Help to prove that an interval will lead to positive functions?

[mathkillsalot]

Homework Statement

Let f be continuous at c and f(c)>0. Prove that there is an open interval (a,b) centered at c such that f(x)>0 for all x that are elements of (a,b)

Homework Equations

we are supposed to use the sign preserving property??

The Attempt at a Solution

I tried assigning all x as numbers greater than zero but then realized it wouldn't work since the f(x) is the one that has to be greater than 0. But the function isn't given.
Please help me...

 

[Dick]

Use the epsilon/delta definition of continuity. Pick epsilon=f(c)/2.

 

[mathkillsalot]

uhmmmm...can you please demonstrate??
and how did you get your epsilon?

 

[╔(σ_σ)╝]

Funny someone else just made the same thread :https://www.physicsforums.com/showthread.php?t=460196Show us that you have atleast attempted the problem.

 

[mathkillsalot]

i used the definition of sign preserving property to prove that f(a) and f(b) are positive.
just assigned all x that are elements of (a,b) to be greater than 0...
My answer seemed to be correct...

 

[mathkillsalot]

but it's not checked yet

 

[HallsofIvy]

What is this "sign preserving property" you are talking about?

 

[mathkillsalot]

here's the gist of it
i posted the wrong one a while ago, sorry

http://www.cut-the-knot.org/fta/brodie.shtml

 

[╔(σ_σ)╝]

Do you have multiple accounts ? This is not allowed :-(.

The same question and the same mistake was posted by "another" user in the calculus and beyond section.

 

[mathkillsalot]

no no i don't.

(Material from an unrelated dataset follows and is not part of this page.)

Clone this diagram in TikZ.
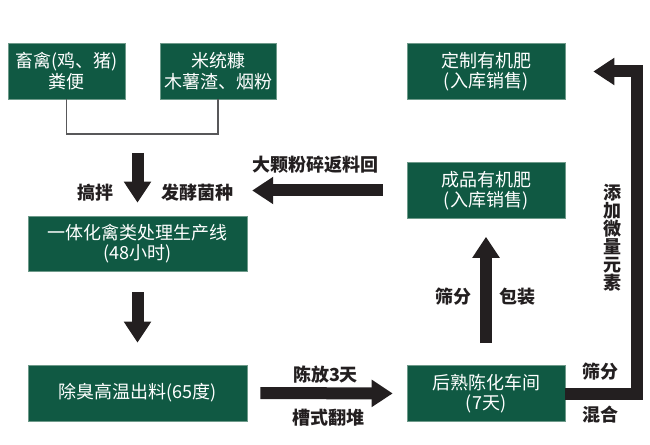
\documentclass[tikz,border=0pt]{standalone}
\usepackage{fontspec}
\setmainfont{Noto Sans CJK SC}
\usepackage{xcolor}
\usetikzlibrary{arrows.meta, positioning}

\definecolor{boxgreen}{HTML}{105943}
\definecolor{boxrim}{HTML}{6E9A8A}
\definecolor{arrowink}{HTML}{231F20}
\definecolor{linkgray}{HTML}{58585A}

\begin{document}
\begin{tikzpicture}[
    x=1bp, y=-1bp,
    stage/.style={rectangle, draw=boxrim, line width=0.6bp, fill=boxgreen, text=white, minimum height=56bp, align=center, inner sep=0pt, font=\fontsize{18bp}{20.5bp}\selectfont},
    tag/.style={font=\fontsize{18bp}{18bp}\selectfont\bfseries, text=arrowink, inner sep=1bp, align=center},
    bigarrow/.style={draw=arrowink, line width=12bp, -{Triangle[width=26bp, length=21bp]}},
    joinline/.style={draw=linkgray, line width=1.8bp}
]
    \useasboundingbox (0,0) rectangle (650,445);

    % raw materials
    \node (manure) [stage, minimum width=117bp] at (66.5,71) {畜禽(鸡、猪)\\粪便};
    \node (bran) [stage, minimum width=116bp] at (218,71) {米统糠\\木薯渣、烟粉};
    \coordinate (join) at (137.5,134);

    % main line
    \node (line48) [stage, minimum width=219bp, minimum height=55bp] at (137.5,243.5) {一体化禽类处理生产线\\(48小时)};
    \node (hot) [stage, minimum width=219bp] at (137.5,393) {除臭高温出料(65度)};
    \node (aging) [stage, minimum width=158bp] at (486,393.5) {后熟陈化车间\\(7天)};
    \node (product) [stage, minimum width=158bp] at (486,190.5) {成品有机肥\\(入库销售)};
    \node (custom) [stage, minimum width=158bp] at (486,71.5) {定制有机肥\\(入库销售)};

    % labels
    \node (stir) [tag] at (95,193) {搞拌};
    \node (ferment) [tag] at (197,193) {发酵菌种};
    \node (crush) [tag] at (315,165) {大颗粉碎返料回};
    \node (sieve1) [tag] at (453,297) {筛分};
    \node (pack) [tag] at (517,297) {包装};
    \node (rest) [tag] at (325.5,375) {陈放3天};
    \node (turn) [tag] at (328.5,418) {槽式翻堆};
    \node (sieve2) [tag] at (600,372) {筛分};
    \node (mix) [tag] at (600,415) {混合};
    \node (micro) [tag] at (612,238) {添\\加\\微\\量\\元\\素};

    % connectors
    \draw [joinline] (manure.south) |- (join) -| (bran.south);
    \draw [bigarrow, shorten <=19bp, shorten >=13bp] (join) -- (line48.north);
    \draw [bigarrow, shorten <=21bp, shorten >=22bp] (line48.south) -- (hot.north);
    \draw [bigarrow, shorten <=13bp, shorten >=14bp] (hot.east) -- (aging.west);
    \draw [bigarrow, shorten <=22bp, shorten >=18bp] (aging.north) -- (product.south);
    \draw [bigarrow, shorten <=24bp, shorten >=18bp] (product.west) -- (product.west -| ferment.east);
    \draw [bigarrow, shorten >=28bp] (aging.east) -| ([xshift=71.5bp]custom.east) -- (custom.east);
\end{tikzpicture}
\end{document}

I think I did post this question twice though. Didn't see the forum for homework at first.

though if you're talking about goodheavens, that person might be someone from the same school as me

 

[╔(σ_σ)╝]

no no i don't. I think I did post this question twice though. Didn't see the forum for homework at first.

though if you're talking about goodheavens, that person might be someone from the same school as me

Okay,sorry about the confusion. :-)